A spouse’s anger
Have you ever felt the need to apologise for other people’s feelings? If so, it’s time to take a careful look at your boundaries, especially in relationships, H-C says. “People who were traumatised or bullied as kids often make themselves responsible for the emotional climate of those around them,” she explains. “The truth is, you are not responsible for another adult’s emotions and you should not apologise for them.” If your partner is trying to use their emotions to guilt you into an apology, that’s one of the signs of an unhealthy relationship.
These tips will help you set and maintain healthy boundaries in a relationship.
A messy house
Do you live in fear of a neighbour or friend just “popping in” to say hello because of the state of your home and then find yourself apologising over and over again for the mess when they do? Cut yourself some slack in this area, H-C says. “You’re the one who is living there in the mess, not them,” she says. “Really you’re apologising to them for witnessing how you live, and you shouldn’t need to do that.” Instead, she says the best way to deal with this situation is a little humour—”So I’m thinking about becoming a professional organiser…”

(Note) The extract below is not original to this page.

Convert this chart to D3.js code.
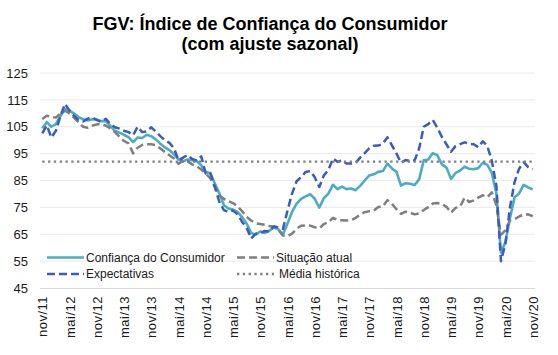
<!DOCTYPE html>
<html>
<head>
<meta charset="utf-8">
<script src="https://cdn.jsdelivr.net/npm/d3@7"></script>
<style>
  html, body { margin: 0; padding: 0; background: #fff; }
  svg { display: block; font-family: "Liberation Sans", Arial, sans-serif; }
</style>
</head>
<body>
<svg id="chart" width="558" height="355"></svg>
<script>
// ---- Data ----
const monthNames = ["jan","fev","mar","abr","mai","jun","jul","ago","set","out","nov","dez"];
const startMonth = 10, startYear = 2011, nMonths = 109; // nov/11 .. nov/20
const categories = [];
for (let k = 0; k < nMonths; k++) {
  const m = (startMonth + k) % 12, yr = startYear + Math.floor((startMonth + k) / 12);
  categories.push(monthNames[m] + "/" + String(yr).slice(2));
}
const tickLabels = ["nov/11","mai/12","nov/12","mai/13","nov/13","mai/14","nov/14","mai/15","nov/15","mai/16","nov/16","mai/17","nov/17","mai/18","nov/18","mai/19","nov/19","mai/20","nov/20"];
const yTicks = [45,55,65,75,85,95,105,115,125];

const confianca = [104.4,106.7,105,106,109,111.6,111,109.9,108.6,107.8,
  107.3,107.8,107.7,107.1,107.1,105.3,103.5,102.8,102,101.1,
  99.3,101,100.8,102,101.5,100.3,98.7,97.3,96.3,94.8,
  92.8,92.2,92.8,92.5,92.2,90.7,88.2,87.6,83.9,80.2,
  75.8,74.6,74.2,73.3,71.4,69,65.5,64.8,66,65.5,
  66.3,67.6,66.8,64.9,69,73.3,76.4,78.2,79.1,79.9,
  78.2,74.9,78.4,80.1,83.4,81.8,82.7,81.8,82,81.4,
  83,85,86.9,87.3,88.2,88.5,91.3,89.5,88.2,83.1,
  84,83.8,83.3,85.5,92.5,92.8,95.2,94.4,91,89.8,
  85.6,87.8,88.7,90.1,89.4,89.2,89.6,91.6,90.8,87.8,
  80.2,58.2,62.1,71.1,78.8,80.2,83.4,82.4,81.7];

const situacao = [107.9,109.1,108.7,108.4,110,111,110,108.4,106.6,105,
  104.6,105.4,105.9,105.9,105.4,104.4,103,101.3,99.7,98.8,
  95.1,97.2,98.2,98.5,98.5,98.2,96.9,95.6,94.4,93.2,
  91.2,92.4,92.2,91,90.3,89.1,87.6,85.8,82.6,79.4,
  78.2,77.3,76.6,75.3,73.6,71.5,70.1,69.1,68.8,68.5,
  68.1,67.8,66.6,64.5,64.3,65.2,67,68.2,68.3,68.2,
  67.6,67.2,68.8,69.5,71.1,70.3,70.2,70.1,70.3,71.1,
  72.3,73.2,73.6,73.8,75.1,75.3,77.7,76.3,74.3,72.6,
  73.4,73,72.4,72.8,74,75.1,76.4,76.6,76.3,75.2,
  73,74.8,75.3,78.6,77,77.6,78.6,79.5,78.8,80.6,
  75.8,64.8,66.5,70.2,70.6,71.6,72.3,72.4,71.7];

const expectativas = [102.5,105.5,101,103.5,109,113.5,111,109,107.5,107,
  108,108.5,107.5,106.8,108,106,104.8,104.3,103.5,103,
  101.8,105,103,103.3,104.8,103.2,101.5,100,99,97,
  92.5,93.5,94.5,93,92.5,94,87.5,87.8,82.6,77,
  74,73.3,73.8,72.4,69.6,67.5,63.4,65.2,65.5,66.2,
  66,68,67.5,67,73.8,80.1,84.7,86.2,88.2,88.5,
  86.2,82.6,86.9,88.8,93.2,92,92.5,91.3,91.3,91.5,
  93.5,95.2,97,97.9,98,98.7,101.1,98.1,95,91.6,
  92.6,92.3,92.5,97,105,106,107.5,104.6,101.2,98.5,
  95.7,97.8,98.5,99.2,98.7,98.5,97.4,99.6,97.8,92.3,
  83,55,61.6,75.1,84.4,89.4,91.8,90,89.2];

const mediaHistorica = 92;

const seriesNames = ["Confiança do Consumidor","Situação atual","Expectativas","Média histórica"];

// ---- Layout ----
const svg = d3.select("#chart");
const plotLeft = 40, plotRight = 535, plotTop = 73, plotBottom = 288;

const x = d3.scalePoint().domain(categories).range([plotLeft, plotRight]).padding(0.5);
const y = d3.scaleLinear().domain([45, 125]).range([plotBottom, plotTop]);

const styles = [
  { color: "#4BACC6", width: 2.6, dash: null },
  { color: "#7F7F7F", width: 2.5, dash: "8,4" },
  { color: "#3A5CC0", width: 2.5, dash: "8,4" },
  { color: "#7F7F7F", width: 2.3, dash: "2.3,3.5" }
];

// Title
svg.append("text").attr("x", 270).attr("y", 30).attr("text-anchor", "middle")
  .attr("font-size", 18).attr("font-weight", "bold").attr("fill", "#000")
  .text("FGV: Índice de Confiança do Consumidor");
svg.append("text").attr("x", 270).attr("y", 50).attr("text-anchor", "middle")
  .attr("font-size", 18).attr("font-weight", "bold").attr("fill", "#000")
  .text("(com ajuste sazonal)");

// Gridlines
svg.append("g").selectAll("line").data(yTicks.filter(d => d !== 45)).join("line")
  .attr("x1", plotLeft).attr("x2", plotRight)
  .attr("y1", d => y(d)).attr("y2", d => y(d))
  .attr("stroke", "#EBEBEB").attr("stroke-width", 1);

// Y axis labels
const yAxis = d3.axisLeft(y).tickValues(yTicks).tickSize(0).tickPadding(0).tickFormat(d3.format("d"));
const gy = svg.append("g").attr("transform", `translate(${28},0)`).call(yAxis);
gy.select(".domain").remove();
gy.selectAll("text").attr("font-size", 13).attr("fill", "#1a1a1a")
  .attr("font-family", "'Liberation Sans', Arial, sans-serif");

// X axis
const xAxis = d3.axisBottom(x).tickValues(tickLabels).tickSize(0).tickPadding(0);
const gx = svg.append("g").attr("transform", `translate(0,${plotBottom})`).call(xAxis);
gx.select(".domain").attr("stroke", "#D9D9D9").attr("stroke-width", 1)
  .attr("d", `M${plotLeft},0.5H${plotRight}`);
gx.selectAll("text")
  .attr("font-size", 13).attr("fill", "#1a1a1a")
  .attr("font-family", "'Liberation Sans', Arial, sans-serif")
  .attr("letter-spacing", "0.5px")
  .attr("text-anchor", "end")
  .attr("transform", "rotate(-90)")
  .attr("x", -8).attr("y", 0).attr("dy", "0.36em");

// Lines
const line = d3.line().x((d, i) => x(categories[i])).y(d => y(d)).curve(d3.curveLinear);
const dataSeries = [confianca, situacao, expectativas, categories.map(() => mediaHistorica)];
dataSeries.forEach((vals, k) => {
  svg.append("path").datum(vals)
    .attr("d", line)
    .attr("fill", "none")
    .attr("stroke", styles[k].color)
    .attr("stroke-width", styles[k].width)
    .attr("stroke-dasharray", styles[k].dash)
    .attr("stroke-linejoin", "round");
});

// Legend
const legendPos = [
  { lx: 47, ly: 257.5 }, { lx: 237, ly: 257.5 },
  { lx: 47, ly: 274 }, { lx: 237, ly: 274 }
];
seriesNames.forEach((name, k) => {
  const p = legendPos[k];
  svg.append("line").attr("x1", p.lx).attr("x2", p.lx + 37)
    .attr("y1", p.ly).attr("y2", p.ly)
    .attr("stroke", styles[k].color).attr("stroke-width", styles[k].width)
    .attr("stroke-dasharray", styles[k].dash);
  svg.append("text").attr("x", p.lx + 39 + (k === 3 ? 3 : 0)).attr("y", p.ly).attr("dy", "0.35em")
    .attr("font-size", 12).attr("fill", "#1a1a1a").text(name);
});
</script>
</body>
</html>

When someone goes out of their way to help you
Many people say “I’m sorry” when what they really mean is “thank you,” says Amy Rollo, a psychotherapist. For instance, if you go to a full restaurant and the staff works hard to find a space for you, instead of apologising for inconveniencing them, express appreciation for their hard work, she explains. Both you and the other person will feel happier by focusing on the positive aspects of helping others.